E.J. Manuel is going to have to have a heck of a game if Florida State is going to avenge last year's embarrassment in Norman.

Greg in Texas asked: Which first year coordinator has the most to prove? Which will be most successful?

DU: Most to prove is an interesting question. I'll go with Bryan Harsin at Texas, just because so many people still hate Boise State and don't buy that what the program has done is authentic. Having one of its coaches go off and be successful out from underneath the shadow of Chris Petersen could go a long way for both Harsin and the Boise State program.

As for most successful? In year one, that looks like it'll probably be Todd Monken by a long ways, mostly because of the talent he's inheriting. Success is different than impact, I suppose. He could have the same success that Dana Holgorsen had last year, but I don't think many would consider it the same kind of "impact." Does that matter? Well, that's up to you.

As for long-term success? I'll go with either Josh Heupel or Manny Diaz. Both are on the fast track to becoming head coaches very soon and both are in positions that should be conducive to big-time success.

Emperor Norton in San Francisco asked: In an interview with San Francisco radio station and Niner flagship, KNBR (THE Sports Leader!), Aldon Smith let slip that Niner Coach Jim Harbaugh gave him a 49 question test on football history. Questions included "How wide is the football field and who is Knute Rockne?" I guess Smith passed but what question(s) would you put on such a test?

DU: Yeah, I don't think that's a big deal. Aldon Smith said the field was 50 yards wide. It's 53 1/3. As long as he can see the white lines and understand that if he has the ball, he can't go outside of them, he'll be fine. Not an issue. He also didn't know who Knute Rockne was. Just guessing: He's not the only guy on his team who couldn't place Rockne.

That test isn't any kind of predictor for on-field success. All it is is a tool for a coach to get to know the kind of player he has, and what he needs to do to coach him. Harbaugh's a smart guy. Players will, more often than not, tell a coach what he wants to hear.

I imagine Harbaugh learned a lot by administering that test. Apparently, so did his players.

Chet Anderson in Ames, Iowa asked: What do you see as the realistic best and worse case scenario coming out of Iowa State's QB competition going into the season?

DU: We've seen Jerome Tiller. He didn't look great last year. He's good enough for them to win some games next year and maybe get to a bowl game, but he's not a game-changer.

Steele Jantz? He's still a bit of a wild-card.
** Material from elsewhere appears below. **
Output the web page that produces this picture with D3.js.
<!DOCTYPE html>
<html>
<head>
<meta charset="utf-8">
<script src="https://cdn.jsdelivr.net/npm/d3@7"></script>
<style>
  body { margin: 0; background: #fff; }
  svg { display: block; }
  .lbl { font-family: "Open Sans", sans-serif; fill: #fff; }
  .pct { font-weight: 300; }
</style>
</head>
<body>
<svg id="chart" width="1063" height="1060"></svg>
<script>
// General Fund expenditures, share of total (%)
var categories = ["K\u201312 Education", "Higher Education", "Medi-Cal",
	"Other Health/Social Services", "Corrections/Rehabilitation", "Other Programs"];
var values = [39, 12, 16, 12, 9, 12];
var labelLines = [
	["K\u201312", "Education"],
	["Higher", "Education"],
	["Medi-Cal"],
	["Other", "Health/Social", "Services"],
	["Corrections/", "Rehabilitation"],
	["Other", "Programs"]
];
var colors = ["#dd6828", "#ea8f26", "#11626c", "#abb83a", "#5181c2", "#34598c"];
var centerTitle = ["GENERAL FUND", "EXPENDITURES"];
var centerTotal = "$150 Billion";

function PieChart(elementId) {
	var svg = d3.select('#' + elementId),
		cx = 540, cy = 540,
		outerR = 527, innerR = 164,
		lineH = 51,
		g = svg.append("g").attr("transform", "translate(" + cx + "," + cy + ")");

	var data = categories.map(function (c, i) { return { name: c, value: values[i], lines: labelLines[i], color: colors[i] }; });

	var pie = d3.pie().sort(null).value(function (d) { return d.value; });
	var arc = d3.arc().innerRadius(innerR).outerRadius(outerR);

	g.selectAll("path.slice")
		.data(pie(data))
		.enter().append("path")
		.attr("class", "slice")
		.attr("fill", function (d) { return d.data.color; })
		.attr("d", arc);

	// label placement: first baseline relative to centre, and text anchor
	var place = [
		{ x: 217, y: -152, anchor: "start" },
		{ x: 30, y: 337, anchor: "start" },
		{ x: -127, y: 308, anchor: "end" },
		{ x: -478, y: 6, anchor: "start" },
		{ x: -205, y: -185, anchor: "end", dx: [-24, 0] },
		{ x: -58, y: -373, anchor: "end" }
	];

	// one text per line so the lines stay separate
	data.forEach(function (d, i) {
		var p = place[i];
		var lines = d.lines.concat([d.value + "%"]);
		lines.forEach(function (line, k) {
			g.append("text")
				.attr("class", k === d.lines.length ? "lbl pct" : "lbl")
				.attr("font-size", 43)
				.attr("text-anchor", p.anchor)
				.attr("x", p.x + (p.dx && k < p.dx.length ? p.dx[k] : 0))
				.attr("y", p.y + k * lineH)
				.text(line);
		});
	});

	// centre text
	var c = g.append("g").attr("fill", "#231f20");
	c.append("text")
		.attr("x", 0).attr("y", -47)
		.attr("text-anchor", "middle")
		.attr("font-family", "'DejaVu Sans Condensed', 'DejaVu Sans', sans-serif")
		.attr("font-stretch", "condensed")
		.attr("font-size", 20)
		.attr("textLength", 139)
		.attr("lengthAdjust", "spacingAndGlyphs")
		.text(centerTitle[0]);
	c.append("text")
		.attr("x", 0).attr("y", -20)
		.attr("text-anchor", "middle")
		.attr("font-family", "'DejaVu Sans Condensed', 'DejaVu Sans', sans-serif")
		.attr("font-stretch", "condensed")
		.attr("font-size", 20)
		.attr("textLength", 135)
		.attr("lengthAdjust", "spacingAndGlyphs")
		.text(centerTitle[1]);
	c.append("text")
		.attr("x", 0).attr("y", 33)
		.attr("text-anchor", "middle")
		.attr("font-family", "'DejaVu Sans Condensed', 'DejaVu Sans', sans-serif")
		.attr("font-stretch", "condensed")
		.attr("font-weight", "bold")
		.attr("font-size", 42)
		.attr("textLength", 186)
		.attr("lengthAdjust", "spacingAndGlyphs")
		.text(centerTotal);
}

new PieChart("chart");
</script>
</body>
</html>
Best-case scenario: The receivers look completely different this year, Jantz is able to hit them and use his legs to make plays and Iowa State wins 7-8 games.

Worst-case scenario: Iowa State's quarterback position becomes a revolving door with no real optimism for the future. (See: Kansas, 2010)
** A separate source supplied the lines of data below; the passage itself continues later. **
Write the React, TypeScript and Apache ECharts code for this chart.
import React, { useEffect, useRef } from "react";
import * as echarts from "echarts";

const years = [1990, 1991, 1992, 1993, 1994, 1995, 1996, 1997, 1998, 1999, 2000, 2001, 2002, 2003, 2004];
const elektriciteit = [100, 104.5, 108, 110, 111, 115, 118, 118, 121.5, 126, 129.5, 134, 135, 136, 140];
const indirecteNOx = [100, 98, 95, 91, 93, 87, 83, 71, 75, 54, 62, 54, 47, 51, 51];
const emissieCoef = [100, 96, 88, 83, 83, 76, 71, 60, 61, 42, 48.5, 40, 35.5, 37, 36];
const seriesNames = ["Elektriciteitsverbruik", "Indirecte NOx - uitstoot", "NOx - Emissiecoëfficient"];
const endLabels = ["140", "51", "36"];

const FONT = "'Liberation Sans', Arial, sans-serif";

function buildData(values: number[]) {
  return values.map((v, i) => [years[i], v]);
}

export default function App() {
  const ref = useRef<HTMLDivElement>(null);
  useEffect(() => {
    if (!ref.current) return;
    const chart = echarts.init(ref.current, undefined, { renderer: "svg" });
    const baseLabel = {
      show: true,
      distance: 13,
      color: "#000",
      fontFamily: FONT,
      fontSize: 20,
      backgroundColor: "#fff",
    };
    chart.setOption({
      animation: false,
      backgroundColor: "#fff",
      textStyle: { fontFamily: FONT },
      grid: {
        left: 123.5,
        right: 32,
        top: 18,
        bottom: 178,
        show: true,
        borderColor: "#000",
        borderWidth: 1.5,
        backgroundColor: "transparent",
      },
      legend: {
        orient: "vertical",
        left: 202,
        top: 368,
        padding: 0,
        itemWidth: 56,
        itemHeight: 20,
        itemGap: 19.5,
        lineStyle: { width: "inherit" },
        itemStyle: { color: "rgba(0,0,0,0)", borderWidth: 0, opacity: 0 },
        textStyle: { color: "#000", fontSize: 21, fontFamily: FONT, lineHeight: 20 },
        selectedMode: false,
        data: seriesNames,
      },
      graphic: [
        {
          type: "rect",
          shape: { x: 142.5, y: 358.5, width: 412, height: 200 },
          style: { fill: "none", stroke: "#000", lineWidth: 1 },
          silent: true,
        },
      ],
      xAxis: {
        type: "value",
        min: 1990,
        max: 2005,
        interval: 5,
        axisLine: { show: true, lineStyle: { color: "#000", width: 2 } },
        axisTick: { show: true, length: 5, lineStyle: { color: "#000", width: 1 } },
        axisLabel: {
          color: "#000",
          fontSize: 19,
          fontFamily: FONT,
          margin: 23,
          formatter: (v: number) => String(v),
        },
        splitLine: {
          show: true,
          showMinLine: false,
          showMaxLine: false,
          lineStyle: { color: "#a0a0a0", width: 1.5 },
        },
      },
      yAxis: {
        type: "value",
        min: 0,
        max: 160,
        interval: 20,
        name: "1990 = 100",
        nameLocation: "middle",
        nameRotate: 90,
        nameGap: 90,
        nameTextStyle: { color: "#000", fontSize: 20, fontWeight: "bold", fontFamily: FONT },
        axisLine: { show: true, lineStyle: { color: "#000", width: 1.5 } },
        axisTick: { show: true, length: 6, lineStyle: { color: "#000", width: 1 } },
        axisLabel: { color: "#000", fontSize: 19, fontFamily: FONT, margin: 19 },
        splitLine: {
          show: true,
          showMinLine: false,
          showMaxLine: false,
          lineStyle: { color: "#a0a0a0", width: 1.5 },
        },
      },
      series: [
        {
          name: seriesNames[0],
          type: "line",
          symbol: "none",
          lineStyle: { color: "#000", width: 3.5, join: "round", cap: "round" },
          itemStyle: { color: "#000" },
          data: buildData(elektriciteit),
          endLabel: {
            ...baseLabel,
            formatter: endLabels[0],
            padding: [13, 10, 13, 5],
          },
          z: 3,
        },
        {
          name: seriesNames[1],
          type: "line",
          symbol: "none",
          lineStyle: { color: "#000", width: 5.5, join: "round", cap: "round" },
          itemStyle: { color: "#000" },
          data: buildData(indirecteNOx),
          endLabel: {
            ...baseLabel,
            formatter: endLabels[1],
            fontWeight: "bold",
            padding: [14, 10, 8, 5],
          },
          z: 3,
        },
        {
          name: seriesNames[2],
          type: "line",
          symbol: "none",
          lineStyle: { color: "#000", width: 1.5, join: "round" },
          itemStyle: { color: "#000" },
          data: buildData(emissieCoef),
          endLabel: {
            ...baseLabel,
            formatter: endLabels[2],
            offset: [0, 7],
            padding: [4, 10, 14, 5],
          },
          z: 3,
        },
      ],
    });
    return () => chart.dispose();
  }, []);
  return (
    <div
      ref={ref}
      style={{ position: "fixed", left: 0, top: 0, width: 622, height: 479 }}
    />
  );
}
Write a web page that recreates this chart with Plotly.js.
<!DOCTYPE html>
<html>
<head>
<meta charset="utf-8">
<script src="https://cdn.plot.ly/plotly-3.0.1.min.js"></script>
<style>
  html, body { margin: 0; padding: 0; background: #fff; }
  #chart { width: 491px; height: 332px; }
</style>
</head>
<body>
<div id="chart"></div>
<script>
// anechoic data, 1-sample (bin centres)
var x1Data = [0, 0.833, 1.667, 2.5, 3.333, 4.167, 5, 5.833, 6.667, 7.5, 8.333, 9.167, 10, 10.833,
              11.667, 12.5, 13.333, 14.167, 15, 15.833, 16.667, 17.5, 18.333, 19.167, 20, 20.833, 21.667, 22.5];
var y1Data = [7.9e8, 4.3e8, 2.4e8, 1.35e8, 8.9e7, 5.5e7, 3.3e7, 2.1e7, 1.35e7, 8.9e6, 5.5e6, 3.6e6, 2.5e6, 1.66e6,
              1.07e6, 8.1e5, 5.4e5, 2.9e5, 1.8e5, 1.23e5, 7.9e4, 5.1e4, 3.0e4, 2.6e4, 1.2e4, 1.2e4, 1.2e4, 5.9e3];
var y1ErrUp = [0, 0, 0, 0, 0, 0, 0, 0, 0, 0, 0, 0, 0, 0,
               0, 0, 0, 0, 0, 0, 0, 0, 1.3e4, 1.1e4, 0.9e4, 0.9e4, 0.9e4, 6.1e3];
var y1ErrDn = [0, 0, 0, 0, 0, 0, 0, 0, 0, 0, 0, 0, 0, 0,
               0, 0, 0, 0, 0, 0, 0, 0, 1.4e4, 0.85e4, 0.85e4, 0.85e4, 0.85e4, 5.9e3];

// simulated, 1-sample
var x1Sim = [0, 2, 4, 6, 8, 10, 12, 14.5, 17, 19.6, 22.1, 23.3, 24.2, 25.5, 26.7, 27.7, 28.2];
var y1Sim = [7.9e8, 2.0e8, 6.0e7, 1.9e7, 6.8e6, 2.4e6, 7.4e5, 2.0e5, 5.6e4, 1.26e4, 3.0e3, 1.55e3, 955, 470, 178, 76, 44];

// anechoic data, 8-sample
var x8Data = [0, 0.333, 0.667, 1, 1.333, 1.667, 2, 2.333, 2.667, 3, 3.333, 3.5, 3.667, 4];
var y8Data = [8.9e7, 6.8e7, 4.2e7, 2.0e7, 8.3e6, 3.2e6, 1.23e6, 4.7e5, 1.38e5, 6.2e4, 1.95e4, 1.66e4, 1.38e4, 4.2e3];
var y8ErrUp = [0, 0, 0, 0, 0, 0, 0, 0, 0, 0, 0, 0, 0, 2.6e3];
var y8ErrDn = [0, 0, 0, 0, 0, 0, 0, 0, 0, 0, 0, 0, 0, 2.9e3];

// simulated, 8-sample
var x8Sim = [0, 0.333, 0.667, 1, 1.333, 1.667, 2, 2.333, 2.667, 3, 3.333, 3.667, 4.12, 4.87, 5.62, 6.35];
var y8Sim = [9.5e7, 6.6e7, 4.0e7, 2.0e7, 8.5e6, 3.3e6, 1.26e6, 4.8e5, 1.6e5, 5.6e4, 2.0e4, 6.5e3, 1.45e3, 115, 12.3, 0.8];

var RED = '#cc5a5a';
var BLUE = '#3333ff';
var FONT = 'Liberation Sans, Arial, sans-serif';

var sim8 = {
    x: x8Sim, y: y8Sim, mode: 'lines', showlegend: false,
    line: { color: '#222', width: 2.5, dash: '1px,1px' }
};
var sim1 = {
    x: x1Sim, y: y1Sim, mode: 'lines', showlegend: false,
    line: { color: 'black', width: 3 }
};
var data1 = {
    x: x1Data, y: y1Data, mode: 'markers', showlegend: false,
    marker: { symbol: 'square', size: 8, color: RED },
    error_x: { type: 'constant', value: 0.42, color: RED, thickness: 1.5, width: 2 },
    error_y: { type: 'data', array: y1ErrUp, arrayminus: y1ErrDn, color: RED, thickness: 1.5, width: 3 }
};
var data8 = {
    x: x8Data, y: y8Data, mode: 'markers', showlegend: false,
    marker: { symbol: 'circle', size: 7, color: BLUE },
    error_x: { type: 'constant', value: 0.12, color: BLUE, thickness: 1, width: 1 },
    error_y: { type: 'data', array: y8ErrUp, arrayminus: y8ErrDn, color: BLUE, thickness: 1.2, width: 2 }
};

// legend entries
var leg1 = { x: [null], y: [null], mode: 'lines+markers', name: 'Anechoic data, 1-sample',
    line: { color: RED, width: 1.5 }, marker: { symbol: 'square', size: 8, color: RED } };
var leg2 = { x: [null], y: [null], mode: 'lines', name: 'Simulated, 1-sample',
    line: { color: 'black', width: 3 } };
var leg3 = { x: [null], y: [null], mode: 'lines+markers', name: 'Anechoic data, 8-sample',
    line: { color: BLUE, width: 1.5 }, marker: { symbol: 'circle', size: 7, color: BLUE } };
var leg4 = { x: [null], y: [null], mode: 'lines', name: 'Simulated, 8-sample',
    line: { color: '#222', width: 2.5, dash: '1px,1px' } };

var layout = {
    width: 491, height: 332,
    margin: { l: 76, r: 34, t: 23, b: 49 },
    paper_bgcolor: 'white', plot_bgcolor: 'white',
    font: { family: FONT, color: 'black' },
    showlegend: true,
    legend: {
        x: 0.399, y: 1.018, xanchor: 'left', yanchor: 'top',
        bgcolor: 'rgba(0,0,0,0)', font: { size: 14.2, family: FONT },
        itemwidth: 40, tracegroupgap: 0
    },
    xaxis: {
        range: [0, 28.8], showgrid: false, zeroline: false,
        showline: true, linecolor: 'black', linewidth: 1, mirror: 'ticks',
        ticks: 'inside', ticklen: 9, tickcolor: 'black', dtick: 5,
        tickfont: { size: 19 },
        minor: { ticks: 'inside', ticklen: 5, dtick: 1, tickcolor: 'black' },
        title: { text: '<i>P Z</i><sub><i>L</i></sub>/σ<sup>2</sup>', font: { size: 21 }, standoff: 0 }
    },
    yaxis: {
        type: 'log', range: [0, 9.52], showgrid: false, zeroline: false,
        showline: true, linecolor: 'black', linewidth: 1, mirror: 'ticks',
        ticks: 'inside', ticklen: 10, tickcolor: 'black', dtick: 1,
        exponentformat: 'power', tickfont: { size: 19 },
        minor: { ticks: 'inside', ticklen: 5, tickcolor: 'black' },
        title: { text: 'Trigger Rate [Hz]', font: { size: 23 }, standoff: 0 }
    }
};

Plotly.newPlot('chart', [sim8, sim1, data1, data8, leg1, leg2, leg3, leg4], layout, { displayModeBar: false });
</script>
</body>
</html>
Adam Penny in Austin, Texas asked: Did the draft prove that the problem at Texas last year was a simple lack of talent.they did not have any first round picks and Baylor had 2. If you look at the 2005 squad almost the entire team is in the NFL

DU: No, not necessarily. On offense, I agree with you, but Texas had three corners drafted, as well as DE Sam Acho. Next year, there should be more Longhorns defenders in the draft. Aaron Williams was pretty close to a first-rounder, too.
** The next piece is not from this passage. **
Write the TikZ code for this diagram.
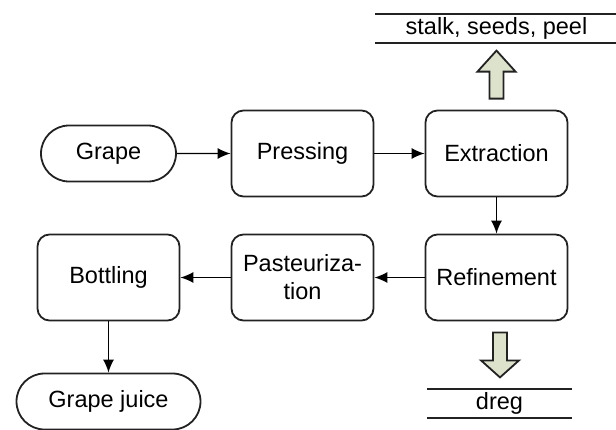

People want to point to recruiting rankings, but folks who watched Texas play last year have to be able to see the discrepancy on the two sides of the ball.

Defensively, Texas is still solid, and should have another good year.

Offensively, though? From quarterbacks to running backs to receivers to offensive line, Texas was definitely in the bottom third of the Big 12 in all three last year. Recruiting stars don't equal yards.

Luke in Corpus Christi, Texas asked: Should any of the teams in the Big 12 be calling former NC State QB Russell Wilson? If so which ones?

DU: I don't see it happening. Unlike what we thought in the preseason with Nebraska last year, there aren't any great Big 12 teams in need of a quarterback. Wilson will want to play for a contender. Additionally, he's a North Carolina native and as far as I can tell, has no ties to Texas or any other Big 12 states.